The theft of anything of value continues in Afrin. More than 50 separate militias are operating in Afrin. Their income over the past four years has come from the theft and reselling of goods from abandoned stores, anything of value they can find in homes, the agricultural goods they can appropriate, the equipment from factories and places of business, and the abduction and ransom of the people themselves. Lately, a militia group was also found to be producing and selling the narcotic captagon in order to pay its members and fund its operations.
The assorted Turkish-backed militias who occupy Afrin call themselves the “Syrian National Army” (SNA). These militias are often ragtag groups of men whose ideologies are linked closely to Islamic extremism. Many of them have links to the Muslim Brotherhood, Islamic supremacists who strategize for the overthrow of the West and the installation of an Islamic global system. These militia members are supplied with weapons and funding by the Turkish government.

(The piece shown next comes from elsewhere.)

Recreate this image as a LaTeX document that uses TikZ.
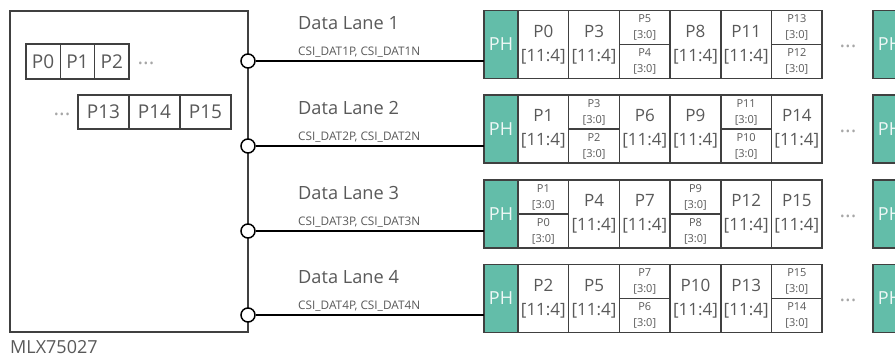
\documentclass[tikz,border=0pt]{standalone}
\usepackage{fontspec}
\setmainfont{Open Sans}
\definecolor{linec}{HTML}{404040}
\definecolor{txt}{HTML}{595959}
\definecolor{phfill}{HTML}{63BDA9}
\definecolor{dotc}{HTML}{A6A6A6}
\newcommand\BC[3]{\node[bigcell] (#1) at (#2) {#3\\{[11:4]}};}
\newcommand\SC[4]{\node[halfcell] (#1t) at (#2) {#3\\{[3:0]}};
  \node[halfcell] (#1b) at (#1t.south west) {#4\\{[3:0]}};}
\begin{document}
\begin{tikzpicture}[x=1pt,y=-1pt,
  box/.style={draw=linec, line width=1.5pt, outer sep=0pt, inner sep=0pt, anchor=north west},
  bigcell/.style={box, minimum width=50.7pt, minimum height=68pt, align=center, text=txt, font=\fontsize{17}{24}\selectfont},
  halfcell/.style={box, minimum width=50.7pt, minimum height=34pt, align=center, text=txt, font=\fontsize{11}{16}\selectfont},
  phcell/.style={box, fill=phfill, minimum width=34pt, minimum height=68pt, text=white!90!phfill, font=\fontsize{18}{22}\selectfont},
  pcell/.style={box, minimum height=35pt, text=txt, font=\fontsize{19}{22}\selectfont},
  port/.style={circle, draw=black, fill=white, line width=1.5pt, minimum size=14pt, inner sep=0pt},
  wire/.style={draw=black, line width=1.6pt},
  lane/.style={anchor=base west, text=txt, font=\fontsize{18.2}{22}\selectfont, inner sep=0pt},
  sig/.style={anchor=base west, text=txt, font=\fontsize{11.8}{14}\selectfont, inner sep=0pt},
  dots/.style={text=dotc, font=\fontsize{21}{22}\selectfont, inner sep=0pt}]
\clip (0,0) rectangle (895,358);
% chip
\node[box, minimum width=238pt, minimum height=321pt] (chip) at (10,11) {};
\node[anchor=base west, text=txt, font=\fontsize{18}{22}\selectfont, inner sep=0pt] (chipname) at (10,353) {MLX75027};
\node[pcell, minimum width=34.3pt] (a0) at (26,44) {P0};
\node[pcell, minimum width=34.3pt] (a1) at (a0.north east) {P1};
\node[pcell, minimum width=34.3pt] (a2) at (a1.north east) {P2};
\node[dots] (adots) at (146,63) {...};
\node[pcell, minimum width=51pt, minimum height=34pt] (b13) at (78,95) {P13};
\node[pcell, minimum width=51pt, minimum height=34pt] (b14) at (b13.north east) {P14};
\node[pcell, minimum width=51pt, minimum height=34pt] (b15) at (b14.north east) {P15};
\node[dots] (bdots) at (62,114) {...};
% lanes
\foreach \i/\t/\w in {1/10.5/61, 2/95/146, 3/180/231, 4/264.5/315}{
  \node[phcell] (ph\i) at (484,\t) {PH};
  \node[phcell] (phn\i) at (873,\t) {PH};
  \node[port] (c\i) at (chip.east |- 0,\w) {};
  \draw[wire] (c\i.east) -- (c\i.east -| ph\i.west);
  \node[lane] (dl\i) at (298,\t+19.5) {Data Lane \i};
  \node[sig] (sg\i) at (298,\t+45.2) {CSI\_DAT\i P, CSI\_DAT\i N};
  \node[dots] (rd\i) at (848,\t+36) {...};
}
% row 1
\BC{r1a}{518,10.5}{P0}
\BC{r1b}{568.7,10.5}{P3}
\SC{r1c}{619.4,10.5}{P5}{P4}
\BC{r1d}{670.1,10.5}{P8}
\BC{r1e}{720.8,10.5}{P11}
\SC{r1f}{771.5,10.5}{P13}{P12}
% row 2
\BC{r2a}{518,95}{P1}
\SC{r2b}{568.7,95}{P3}{P2}
\BC{r2c}{619.4,95}{P6}
\BC{r2d}{670.1,95}{P9}
\SC{r2e}{720.8,95}{P11}{P10}
\BC{r2f}{771.5,95}{P14}
% row 3
\SC{r3a}{518,180}{P1}{P0}
\BC{r3b}{568.7,180}{P4}
\BC{r3c}{619.4,180}{P7}
\SC{r3d}{670.1,180}{P9}{P8}
\BC{r3e}{720.8,180}{P12}
\BC{r3f}{771.5,180}{P15}
% row 4
\BC{r4a}{518,264.5}{P2}
\BC{r4b}{568.7,264.5}{P5}
\SC{r4c}{619.4,264.5}{P7}{P6}
\BC{r4d}{670.1,264.5}{P10}
\BC{r4e}{720.8,264.5}{P13}
\SC{r4f}{771.5,264.5}{P15}{P14}
\end{tikzpicture}
\end{document}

Women are subjected to kidnappings, false imprisonment, ransoms, killings, sexual assault and violence, and other violations on an ongoing basis in Afrin. These assaults on women are perpetrated by members of Turkish-backed militias as a weapon of war. They not only intimidate women into more traditional roles inside the home and help the militias ensure compliance among the people they occupy, the ransoms act as a money-making scheme for the militias. It is difficult to get authoritative data on how many due to the stigma of gender-related violence, cultural approaches to gender, intimidation for those who speak out, and other limitations. However, according to the Human Rights Organization of Afrin, there were 84 reported cases of women murdered following an abduction and 70 reported cases of sexual assault of women.
Many of the 300,000 people are currently living in Shehba Camp, a camp for internally-displaced persons (IDPs) in Syria. These IDPs are predominantly Kurdish. Residents and Syrian humanitarian workers are occasionally able to discreetly travel back and forth from their homes in Afrin to the camp.
Although the members of the Turkish-backed militias are predominantly from other areas of Syria, official Turkish government control of the region is unquestionable. Local residents who remain in Afrin are forced to carry Turkish identification and use the Turkish lira. People who criticize the occupiers, who are accused of being related to the AANES or SDF, or who are just inconvenient for the occupiers, are often illegally brought out of Syria to face a mock trial in a Turkish courtroom and held in detention in Turkey. Schoolchildren are now forced to learn the Turkish language, and are taught in classrooms that are segregated by gender.
Afrin’s ancient historical sites have been ransacked, destroyed, or fabricated by Turkey. The 3,000-year-old site of Ain Dara, known for its giant basalt lion statues and one-of-a-kind religious carvings, was bombed to rubble by Turkish war planes. The ancient Kurdish site Nebi Hori, a place of ritual for Kurds up to the present day, was carelessly dug up and destroyed with bulldozers by the Turkish occupiers, reconstructed, and fabricated to emphasize Turkish Ottoman features. In the four years of the Turkish occupation, the Directorate of Antiquities of Afrin has documented the destruction of 59 archeological sites, mounds, or ancient structures. The organization has additionally documented 28 religious shrines that were either either significantly vandalized or destroyed.
More than 70 percent of farms, agricultural products, and crops have been diverted to serve Turkish objectives. Afrin is famous for its high-quality olives, historic olive groves, and olive oil industry. The Turkish occupation has seen a chaotic occupier policy including militia members burning the olive groves to deprive the region of sustenance, cutting down the trees and selling the firewood to fund the militia, and finally forcing farmers to forfeit their olive harvest to the militias or sell at a reduced rate. The olives and olive oil from occupied Afrin have often been illegally brought to Turkey and packaged as if they were a Turkish product. Almost one-third of the designated agricultural land in Afrin, including 12,000 olive trees, have been burned down by occupying forces.
Why aren’t there more news media reports about the situation in Afrin? Turkey does not allow reporters into the Afrin region, unless they are strictly managed and do not stray from their official Turkish handlers. Turkey has a low rank on press freedom by the World Press Freedom Index and has been called the “world’s biggest jailer of journalists” by Reporters Without Borders. There have been very few eyewitness reports from major publications from Afrin since early 2018, and those that have emerged are from reporters who are censored or controlled by Turkey. Anyone taking photos or appearing to report from Afrin is subject to harassment, jailing, or intimidation by the Turkish officials or Turkish-backed militias.